Only the lines from the top of the listing below to the line that has "plt.rcParams['font.family'] = ['Liberation" should be echoed, with both ends kept and pictures left out.
▼
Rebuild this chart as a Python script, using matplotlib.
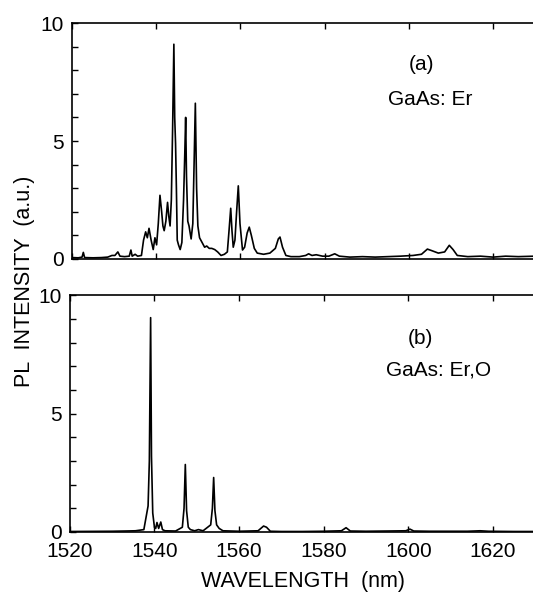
import numpy as np
import matplotlib
matplotlib.use("Agg")
import matplotlib.pyplot as plt
from matplotlib.ticker import MultipleLocator

plt.rcParams['font.family'] = ['Liberation Sans', 'DejaVu Sans']

# (a) GaAs:Er spectrum
top_wl = [1520, 1521.5, 1522.4, 1522.7, 1523.0, 1525, 1527, 1528.5, 1529.5, 1530.2,
          1530.9, 1531.4, 1532.5, 1533.6, 1534.0, 1534.3, 1535.0, 1535.6, 1536.5, 1537.0,
          1537.5, 1537.9, 1538.3, 1538.8, 1539.3, 1539.7, 1540.1, 1540.5, 1540.9, 1541.3,
          1541.6, 1541.9, 1542.3, 1542.7, 1543.0, 1543.3, 1543.6, 1543.9, 1544.2, 1544.4,
          1544.6, 1544.8, 1545.0, 1545.3, 1545.7, 1546.1, 1546.5, 1546.8, 1547.0, 1547.2,
          1547.5, 1547.8, 1548.3, 1548.7, 1549.0, 1549.3, 1549.6, 1549.9, 1550.3, 1550.9,
          1551.5, 1552.0, 1552.6, 1553.2, 1553.9, 1554.6, 1555.4, 1556.2, 1556.9, 1557.3,
          1557.7, 1558.0, 1558.3, 1558.7, 1559.1, 1559.5, 1559.9, 1560.5, 1561.0, 1561.6,
          1562.1, 1562.6, 1563.3, 1564.0, 1565.5, 1567.0, 1568.3, 1569.0, 1569.4, 1570.0,
          1570.8, 1572, 1574, 1575.5, 1576.2, 1577, 1578, 1579.5, 1581, 1582.4,
          1583.5, 1586, 1589, 1592, 1595, 1598, 1601, 1603, 1604.4, 1605.5,
          1607, 1608.5, 1609.6, 1610.5, 1611.5, 1614, 1617, 1620, 1623, 1626,
          1630]
top_pl = [0.06, 0.05, 0.08, 0.28, 0.06, 0.05, 0.06, 0.08, 0.15, 0.15,
          0.30, 0.12, 0.10, 0.12, 0.38, 0.12, 0.20, 0.12, 0.15, 0.80,
          1.15, 0.90, 1.30, 0.80, 0.40, 0.90, 0.60, 1.50, 2.70, 2.00,
          1.40, 1.20, 1.60, 2.40, 1.80, 1.40, 2.50, 5.50, 9.10, 6.00,
          4.90, 3.00, 0.80, 0.60, 0.40, 0.70, 2.50, 4.50, 6.00, 3.50,
          1.60, 1.40, 0.85, 1.50, 4.00, 6.60, 3.00, 1.40, 0.90, 0.70,
          0.50, 0.55, 0.45, 0.45, 0.40, 0.30, 0.15, 0.20, 0.30, 1.20,
          2.15, 1.20, 0.50, 0.80, 2.00, 3.10, 1.50, 0.38, 0.50, 1.10,
          1.35, 1.00, 0.45, 0.25, 0.20, 0.25, 0.45, 0.85, 0.93, 0.50,
          0.15, 0.10, 0.10, 0.15, 0.22, 0.15, 0.18, 0.12, 0.12, 0.22,
          0.12, 0.08, 0.10, 0.08, 0.10, 0.12, 0.15, 0.20, 0.42, 0.35,
          0.25, 0.30, 0.58, 0.40, 0.15, 0.10, 0.12, 0.08, 0.12, 0.10,
          0.12]

# (b) GaAs:Er,O spectrum
bot_wl = [1520, 1530, 1533, 1535.5, 1536.7, 1537.5, 1538.2, 1538.5, 1538.8, 1539.1,
          1539.3, 1539.6, 1540.0, 1540.3, 1540.6, 1541.0, 1541.5, 1541.9, 1542.5, 1545,
          1546.6, 1547.0, 1547.3, 1547.6, 1548.0, 1548.5, 1549.5, 1550.4, 1551.5, 1553.3,
          1553.7, 1554.0, 1554.3, 1554.7, 1555.3, 1556.2, 1560, 1564.5, 1565.8, 1566.5,
          1567.4, 1570, 1575, 1580, 1584.2, 1585.3, 1586.3, 1590, 1595, 1599.4,
          1600.4, 1601.3, 1605, 1610, 1614, 1617, 1619, 1625, 1630]
bot_pl = [0.02, 0.03, 0.04, 0.05, 0.08, 0.10, 0.80, 1.10, 3.00, 9.05,
          3.20, 0.80, 0.20, 0.15, 0.40, 0.15, 0.42, 0.10, 0.05, 0.04,
          0.20, 1.00, 2.85, 0.90, 0.20, 0.10, 0.05, 0.10, 0.05, 0.30,
          1.00, 2.30, 0.90, 0.30, 0.15, 0.05, 0.03, 0.05, 0.25, 0.20,
          0.03, 0.02, 0.02, 0.03, 0.05, 0.18, 0.04, 0.03, 0.04, 0.05,
          0.12, 0.04, 0.03, 0.03, 0.03, 0.05, 0.03, 0.02, 0.02]

xticks = [1520, 1540, 1560, 1580, 1600, 1620]
yticks = [0, 5, 10]

W, H = 533, 592
fig = plt.figure(figsize=(W / 100, H / 100), dpi=100)
ax_a = fig.add_axes([0.135, 0.5625, 0.877, 0.3986])
ax_b = fig.add_axes([0.131, 0.1014, 0.881, 0.400])

for ax, wl, pl in [(ax_a, top_wl, top_pl), (ax_b, bot_wl, bot_pl)]:
    ax.plot(wl, pl, color='black', lw=1.2)
    ax.set_xlim(1520, 1631)
    ax.set_ylim(0, 10)
    ax.set_xticks(xticks)
    ax.set_yticks(yticks)
    ax.yaxis.set_minor_locator(MultipleLocator(1))
    ax.tick_params(which='both', direction='in', top=True, right=True,
                   length=4, width=1, labelsize=15, pad=6)
    ax.tick_params(axis='x', pad=7)
    for s in ax.spines.values():
        s.set_linewidth(1.2)

ax_a.tick_params(labelbottom=False)

# panel labels, placed in figure pixels
def ftext(x, y, s, **kw):
    fig.text(x / W, 1 - y / H, s, ha='center', va='center', **kw)

ftext(422, 65, '(a)', fontsize=15)
ftext(430, 100, 'GaAs: Er', fontsize=15)
ftext(420, 338, '(b)', fontsize=15)
ftext(439, 370, 'GaAs: Er,O', fontsize=15)

ftext(303, 582, 'WAVELENGTH  (nm)', fontsize=15.5)
ftext(25, 281, 'PL  INTENSITY  (a.u.)', fontsize=15.5, rotation=90)

fig.savefig('out.png', dpi=100)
▲
**Answer for this exercise**
Rebuild this chart as a Python script, using matplotlib.
import numpy as np
import matplotlib
matplotlib.use("Agg")
import matplotlib.pyplot as plt
from matplotlib.ticker import MultipleLocator

plt.rcParams['font.family'] = ['Liberation Sans', 'DejaVu Sans']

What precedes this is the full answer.